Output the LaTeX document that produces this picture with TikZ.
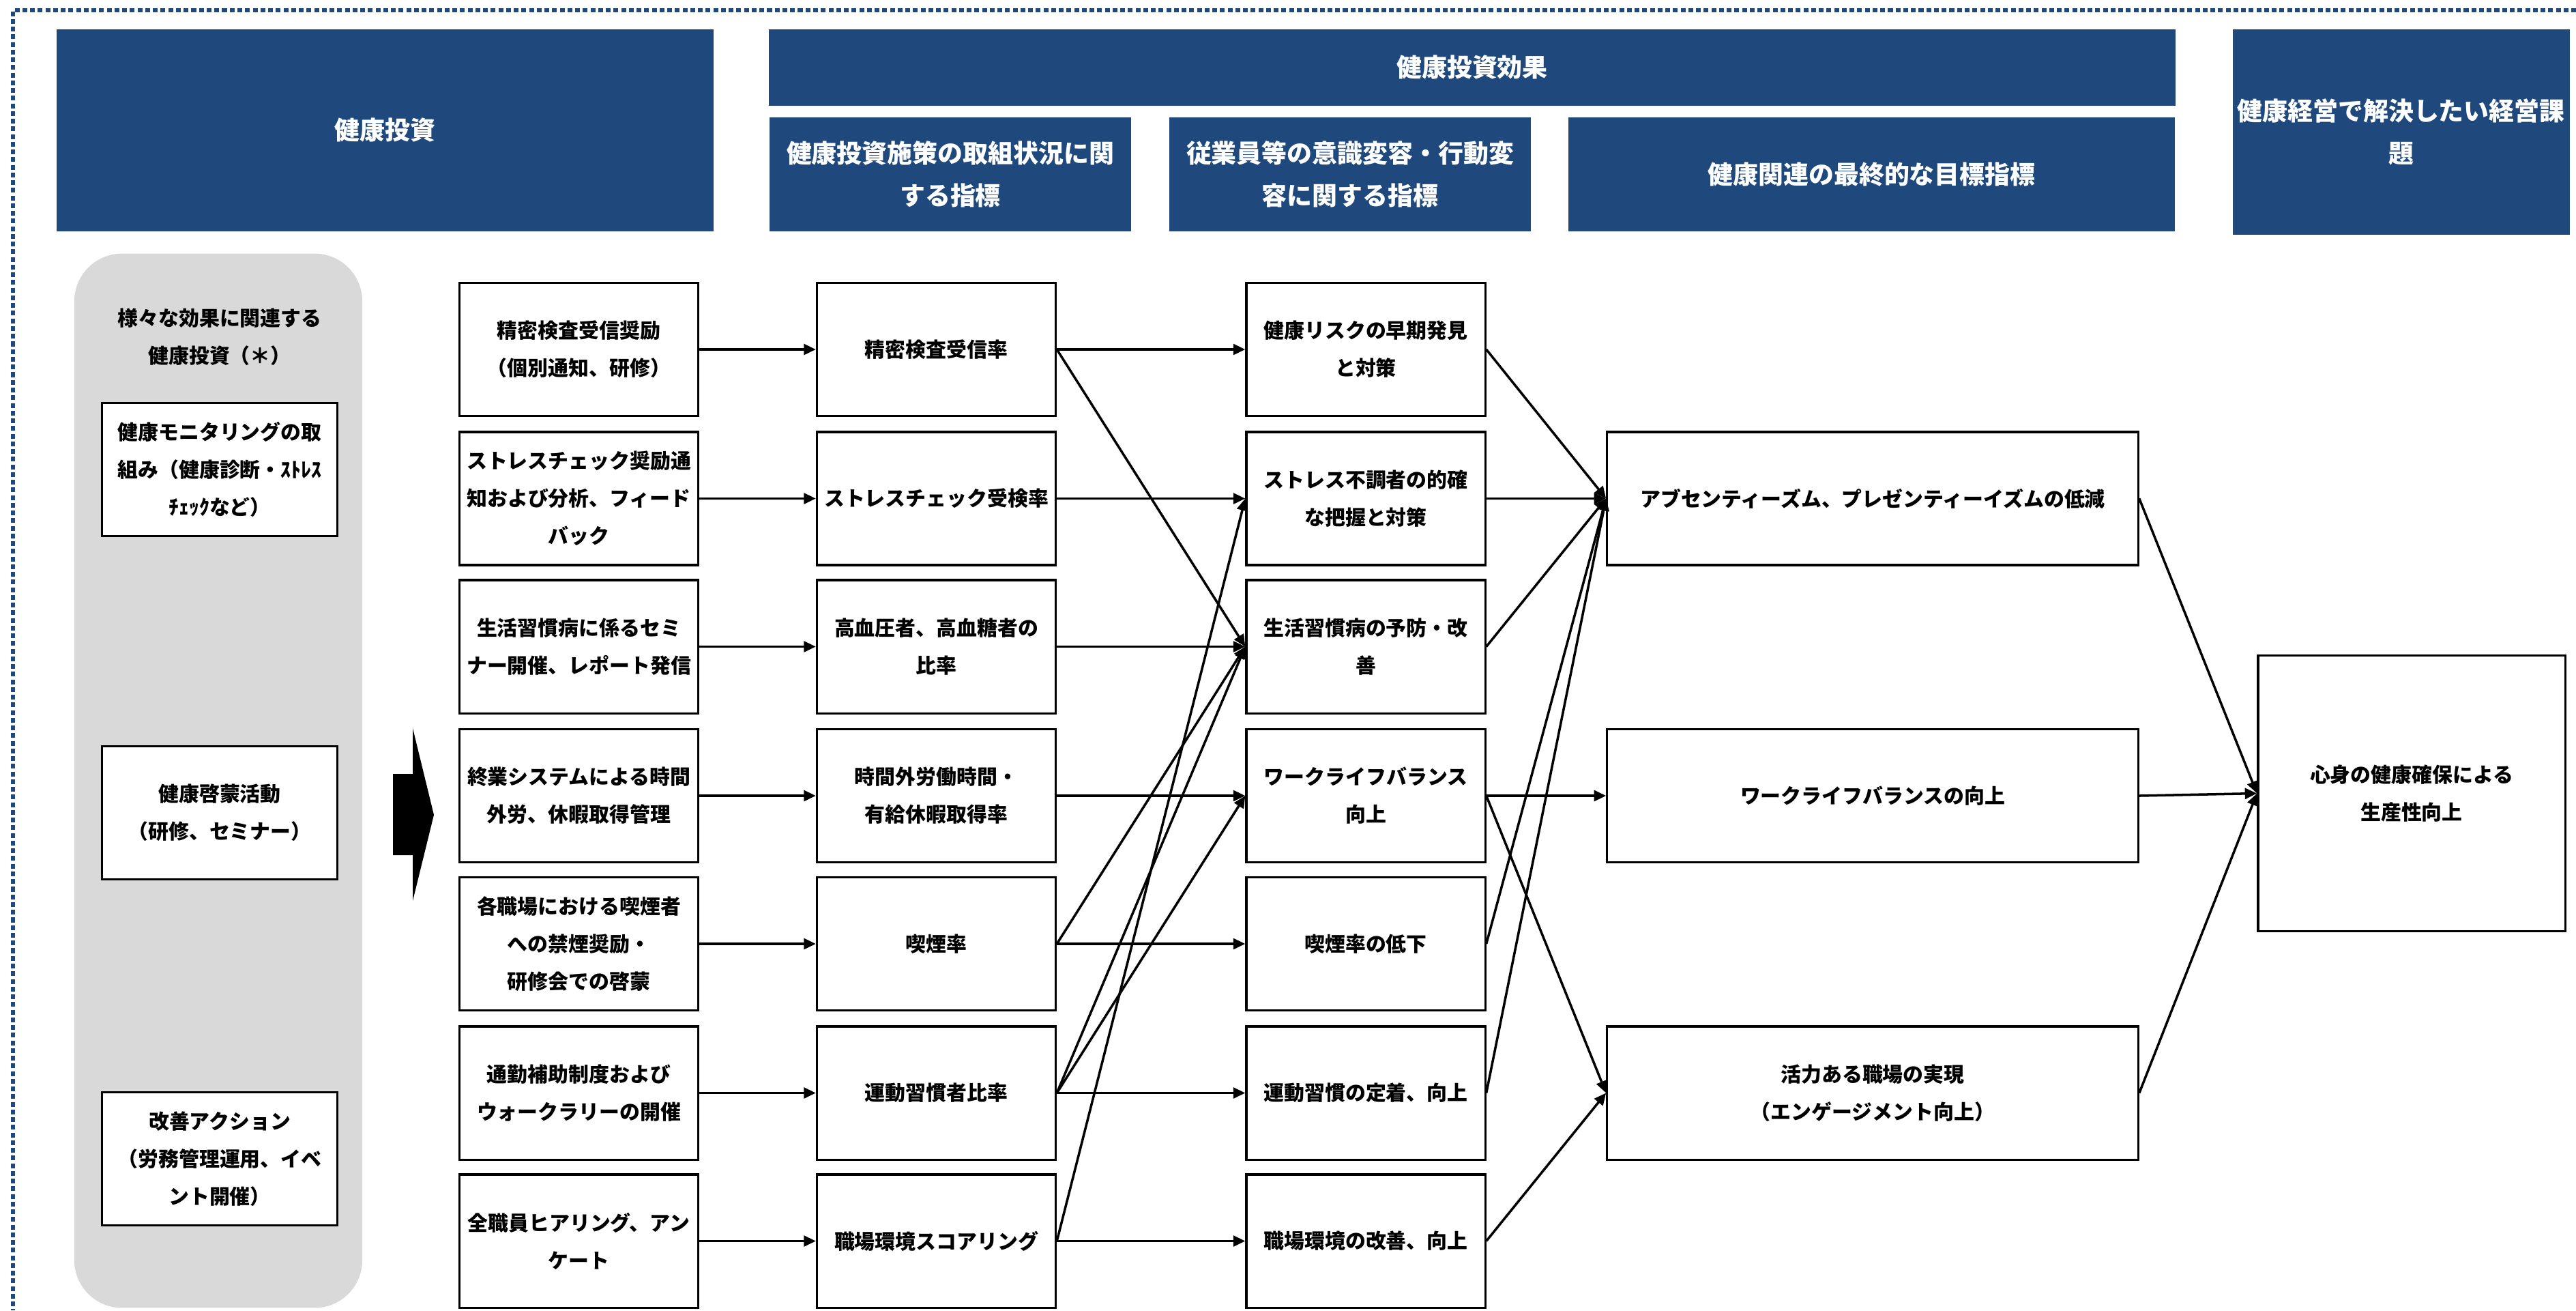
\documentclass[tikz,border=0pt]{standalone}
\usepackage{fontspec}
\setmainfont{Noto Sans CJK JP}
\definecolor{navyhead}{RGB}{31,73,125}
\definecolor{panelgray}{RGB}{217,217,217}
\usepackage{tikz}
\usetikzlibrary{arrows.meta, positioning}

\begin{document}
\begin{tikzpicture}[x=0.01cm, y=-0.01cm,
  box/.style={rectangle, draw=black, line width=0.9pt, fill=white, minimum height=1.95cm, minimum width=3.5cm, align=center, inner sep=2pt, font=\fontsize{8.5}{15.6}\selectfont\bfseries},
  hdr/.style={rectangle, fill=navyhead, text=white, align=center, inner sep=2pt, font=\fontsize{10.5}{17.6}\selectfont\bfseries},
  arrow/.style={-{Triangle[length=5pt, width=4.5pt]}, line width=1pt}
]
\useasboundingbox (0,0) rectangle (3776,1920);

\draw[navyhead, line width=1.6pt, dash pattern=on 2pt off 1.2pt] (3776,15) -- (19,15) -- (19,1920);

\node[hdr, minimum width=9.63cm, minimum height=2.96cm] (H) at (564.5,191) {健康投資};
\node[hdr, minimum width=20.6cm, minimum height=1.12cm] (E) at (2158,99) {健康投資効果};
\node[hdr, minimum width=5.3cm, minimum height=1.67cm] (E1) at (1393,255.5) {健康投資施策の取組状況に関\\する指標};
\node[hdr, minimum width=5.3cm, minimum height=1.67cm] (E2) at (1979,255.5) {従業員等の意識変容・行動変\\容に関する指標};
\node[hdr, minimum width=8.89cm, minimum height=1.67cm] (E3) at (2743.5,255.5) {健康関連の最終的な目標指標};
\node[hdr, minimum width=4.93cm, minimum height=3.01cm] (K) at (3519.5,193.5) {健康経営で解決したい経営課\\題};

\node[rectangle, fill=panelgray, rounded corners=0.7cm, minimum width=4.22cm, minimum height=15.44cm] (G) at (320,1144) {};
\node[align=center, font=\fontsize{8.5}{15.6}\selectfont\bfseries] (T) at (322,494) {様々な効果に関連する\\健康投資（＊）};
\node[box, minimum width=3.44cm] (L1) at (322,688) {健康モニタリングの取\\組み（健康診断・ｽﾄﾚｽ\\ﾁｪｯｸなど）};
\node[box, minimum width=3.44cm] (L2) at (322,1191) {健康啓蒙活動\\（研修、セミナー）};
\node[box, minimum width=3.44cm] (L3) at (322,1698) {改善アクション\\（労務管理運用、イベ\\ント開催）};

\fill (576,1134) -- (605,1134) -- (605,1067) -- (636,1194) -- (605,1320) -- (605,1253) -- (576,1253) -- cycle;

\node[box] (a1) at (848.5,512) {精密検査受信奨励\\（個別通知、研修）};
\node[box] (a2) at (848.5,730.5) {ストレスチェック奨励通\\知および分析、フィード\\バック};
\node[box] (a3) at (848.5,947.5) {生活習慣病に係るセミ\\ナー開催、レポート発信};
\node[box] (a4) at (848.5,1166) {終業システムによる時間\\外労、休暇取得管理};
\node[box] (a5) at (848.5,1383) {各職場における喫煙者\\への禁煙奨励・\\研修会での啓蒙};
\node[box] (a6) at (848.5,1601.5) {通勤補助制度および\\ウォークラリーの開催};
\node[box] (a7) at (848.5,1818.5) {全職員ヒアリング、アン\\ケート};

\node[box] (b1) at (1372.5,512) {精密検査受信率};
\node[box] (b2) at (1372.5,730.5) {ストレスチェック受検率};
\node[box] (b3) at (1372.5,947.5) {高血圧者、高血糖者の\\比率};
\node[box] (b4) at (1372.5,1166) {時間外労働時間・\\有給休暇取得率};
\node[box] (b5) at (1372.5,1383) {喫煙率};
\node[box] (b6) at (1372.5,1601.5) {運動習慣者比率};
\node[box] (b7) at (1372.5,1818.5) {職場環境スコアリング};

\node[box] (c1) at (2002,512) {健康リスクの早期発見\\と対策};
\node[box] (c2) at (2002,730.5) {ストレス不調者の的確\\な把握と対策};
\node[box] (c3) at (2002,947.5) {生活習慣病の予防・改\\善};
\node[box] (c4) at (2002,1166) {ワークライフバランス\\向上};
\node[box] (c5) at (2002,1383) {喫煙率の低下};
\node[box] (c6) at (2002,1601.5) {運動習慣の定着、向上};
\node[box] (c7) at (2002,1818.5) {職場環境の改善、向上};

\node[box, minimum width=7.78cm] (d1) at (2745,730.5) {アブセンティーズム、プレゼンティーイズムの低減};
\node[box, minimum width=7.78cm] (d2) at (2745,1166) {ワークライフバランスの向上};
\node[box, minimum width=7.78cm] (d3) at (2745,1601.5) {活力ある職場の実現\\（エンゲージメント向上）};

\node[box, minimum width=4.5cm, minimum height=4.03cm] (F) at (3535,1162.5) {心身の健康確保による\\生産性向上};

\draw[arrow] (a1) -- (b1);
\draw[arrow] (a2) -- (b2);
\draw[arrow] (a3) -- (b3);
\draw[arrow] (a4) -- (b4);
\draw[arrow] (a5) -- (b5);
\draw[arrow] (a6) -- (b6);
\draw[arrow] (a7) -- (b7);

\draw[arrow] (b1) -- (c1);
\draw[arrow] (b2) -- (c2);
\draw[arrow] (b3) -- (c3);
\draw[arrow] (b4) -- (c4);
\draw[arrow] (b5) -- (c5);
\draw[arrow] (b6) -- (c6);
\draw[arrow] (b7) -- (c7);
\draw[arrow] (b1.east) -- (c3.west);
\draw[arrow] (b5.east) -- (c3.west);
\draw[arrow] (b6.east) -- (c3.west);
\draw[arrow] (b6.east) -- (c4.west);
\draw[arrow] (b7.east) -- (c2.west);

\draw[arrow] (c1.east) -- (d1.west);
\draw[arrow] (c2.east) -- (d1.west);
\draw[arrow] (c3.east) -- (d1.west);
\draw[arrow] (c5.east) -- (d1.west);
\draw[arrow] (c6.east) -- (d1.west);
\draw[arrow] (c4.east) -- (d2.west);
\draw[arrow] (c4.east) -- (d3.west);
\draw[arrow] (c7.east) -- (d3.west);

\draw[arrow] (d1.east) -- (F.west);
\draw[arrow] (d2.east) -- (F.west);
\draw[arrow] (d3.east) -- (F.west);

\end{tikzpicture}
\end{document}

★ ★ ★ ★

Output the data exactly. Pictures don't belong in the result.

Response for this exercise:
Output the LaTeX document that produces this picture with TikZ.
\documentclass[tikz,border=0pt]{standalone}
\usepackage{fontspec}
\setmainfont{Noto Sans CJK JP}
\definecolor{navyhead}{RGB}{31,73,125}
\definecolor{panelgray}{RGB}{217,217,217}
\usepackage{tikz}
\usetikzlibrary{arrows.meta, positioning}

\begin{document}
\begin{tikzpicture}[x=0.01cm, y=-0.01cm,
  box/.style={rectangle, draw=black, line width=0.9pt, fill=white, minimum height=1.95cm, minimum width=3.5cm, align=center, inner sep=2pt, font=\fontsize{8.5}{15.6}\selectfont\bfseries},
  hdr/.style={rectangle, fill=navyhead, text=white, align=center, inner sep=2pt, font=\fontsize{10.5}{17.6}\selectfont\bfseries},
  arrow/.style={-{Triangle[length=5pt, width=4.5pt]}, line width=1pt}
]
\useasboundingbox (0,0) rectangle (3776,1920);

\draw[navyhead, line width=1.6pt, dash pattern=on 2pt off 1.2pt] (3776,15) -- (19,15) -- (19,1920);

\node[hdr, minimum width=9.63cm, minimum height=2.96cm] (H) at (564.5,191) {健康投資};
\node[hdr, minimum width=20.6cm, minimum height=1.12cm] (E) at (2158,99) {健康投資効果};
\node[hdr, minimum width=5.3cm, minimum height=1.67cm] (E1) at (1393,255.5) {健康投資施策の取組状況に関\\する指標};
\node[hdr, minimum width=5.3cm, minimum height=1.67cm] (E2) at (1979,255.5) {従業員等の意識変容・行動変\\容に関する指標};
\node[hdr, minimum width=8.89cm, minimum height=1.67cm] (E3) at (2743.5,255.5) {健康関連の最終的な目標指標};
\node[hdr, minimum width=4.93cm, minimum height=3.01cm] (K) at (3519.5,193.5) {健康経営で解決したい経営課\\題};

\node[rectangle, fill=panelgray, rounded corners=0.7cm, minimum width=4.22cm, minimum height=15.44cm] (G) at (320,1144) {};
\node[align=center, font=\fontsize{8.5}{15.6}\selectfont\bfseries] (T) at (322,494) {様々な効果に関連する\\健康投資（＊）};
\node[box, minimum width=3.44cm] (L1) at (322,688) {健康モニタリングの取\\組み（健康診断・ｽﾄﾚｽ\\ﾁｪｯｸなど）};
\node[box, minimum width=3.44cm] (L2) at (322,1191) {健康啓蒙活動\\（研修、セミナー）};
\node[box, minimum width=3.44cm] (L3) at (322,1698) {改善アクション\\（労務管理運用、イベ\\ント開催）};

\fill (576,1134) -- (605,1134) -- (605,1067) -- (636,1194) -- (605,1320) -- (605,1253) -- (576,1253) -- cycle;

\node[box] (a1) at (848.5,512) {精密検査受信奨励\\（個別通知、研修）};
\node[box] (a2) at (848.5,730.5) {ストレスチェック奨励通\\知および分析、フィード\\バック};
\node[box] (a3) at (848.5,947.5) {生活習慣病に係るセミ\\ナー開催、レポート発信};
\node[box] (a4) at (848.5,1166) {終業システムによる時間\\外労、休暇取得管理};
\node[box] (a5) at (848.5,1383) {各職場における喫煙者\\への禁煙奨励・\\研修会での啓蒙};
\node[box] (a6) at (848.5,1601.5) {通勤補助制度および\\ウォークラリーの開催};
\node[box] (a7) at (848.5,1818.5) {全職員ヒアリング、アン\\ケート};

\node[box] (b1) at (1372.5,512) {精密検査受信率};
\node[box] (b2) at (1372.5,730.5) {ストレスチェック受検率};
\node[box] (b3) at (1372.5,947.5) {高血圧者、高血糖者の\\比率};
\node[box] (b4) at (1372.5,1166) {時間外労働時間・\\有給休暇取得率};
\node[box] (b5) at (1372.5,1383) {喫煙率};
\node[box] (b6) at (1372.5,1601.5) {運動習慣者比率};
\node[box] (b7) at (1372.5,1818.5) {職場環境スコアリング};

\node[box] (c1) at (2002,512) {健康リスクの早期発見\\と対策};
\node[box] (c2) at (2002,730.5) {ストレス不調者の的確\\な把握と対策};
\node[box] (c3) at (2002,947.5) {生活習慣病の予防・改\\善};
\node[box] (c4) at (2002,1166) {ワークライフバランス\\向上};
\node[box] (c5) at (2002,1383) {喫煙率の低下};
\node[box] (c6) at (2002,1601.5) {運動習慣の定着、向上};
\node[box] (c7) at (2002,1818.5) {職場環境の改善、向上};

\node[box, minimum width=7.78cm] (d1) at (2745,730.5) {アブセンティーズム、プレゼンティーイズムの低減};
\node[box, minimum width=7.78cm] (d2) at (2745,1166) {ワークライフバランスの向上};
\node[box, minimum width=7.78cm] (d3) at (2745,1601.5) {活力ある職場の実現\\（エンゲージメント向上）};

\node[box, minimum width=4.5cm, minimum height=4.03cm] (F) at (3535,1162.5) {心身の健康確保による\\生産性向上};

\draw[arrow] (a1) -- (b1);
\draw[arrow] (a2) -- (b2);
\draw[arrow] (a3) -- (b3);
\draw[arrow] (a4) -- (b4);
\draw[arrow] (a5) -- (b5);
\draw[arrow] (a6) -- (b6);
\draw[arrow] (a7) -- (b7);

\draw[arrow] (b1) -- (c1);
\draw[arrow] (b2) -- (c2);
\draw[arrow] (b3) -- (c3);
\draw[arrow] (b4) -- (c4);
\draw[arrow] (b5) -- (c5);
\draw[arrow] (b6) -- (c6);
\draw[arrow] (b7) -- (c7);
\draw[arrow] (b1.east) -- (c3.west);
\draw[arrow] (b5.east) -- (c3.west);
\draw[arrow] (b6.east) -- (c3.west);
\draw[arrow] (b6.east) -- (c4.west);
\draw[arrow] (b7.east) -- (c2.west);

\draw[arrow] (c1.east) -- (d1.west);
\draw[arrow] (c2.east) -- (d1.west);
\draw[arrow] (c3.east) -- (d1.west);
\draw[arrow] (c5.east) -- (d1.west);
\draw[arrow] (c6.east) -- (d1.west);
\draw[arrow] (c4.east) -- (d2.west);
\draw[arrow] (c4.east) -- (d3.west);
\draw[arrow] (c7.east) -- (d3.west);

\draw[arrow] (d1.east) -- (F.west);
\draw[arrow] (d2.east) -- (F.west);
\draw[arrow] (d3.east) -- (F.west);

\end{tikzpicture}
\end{document}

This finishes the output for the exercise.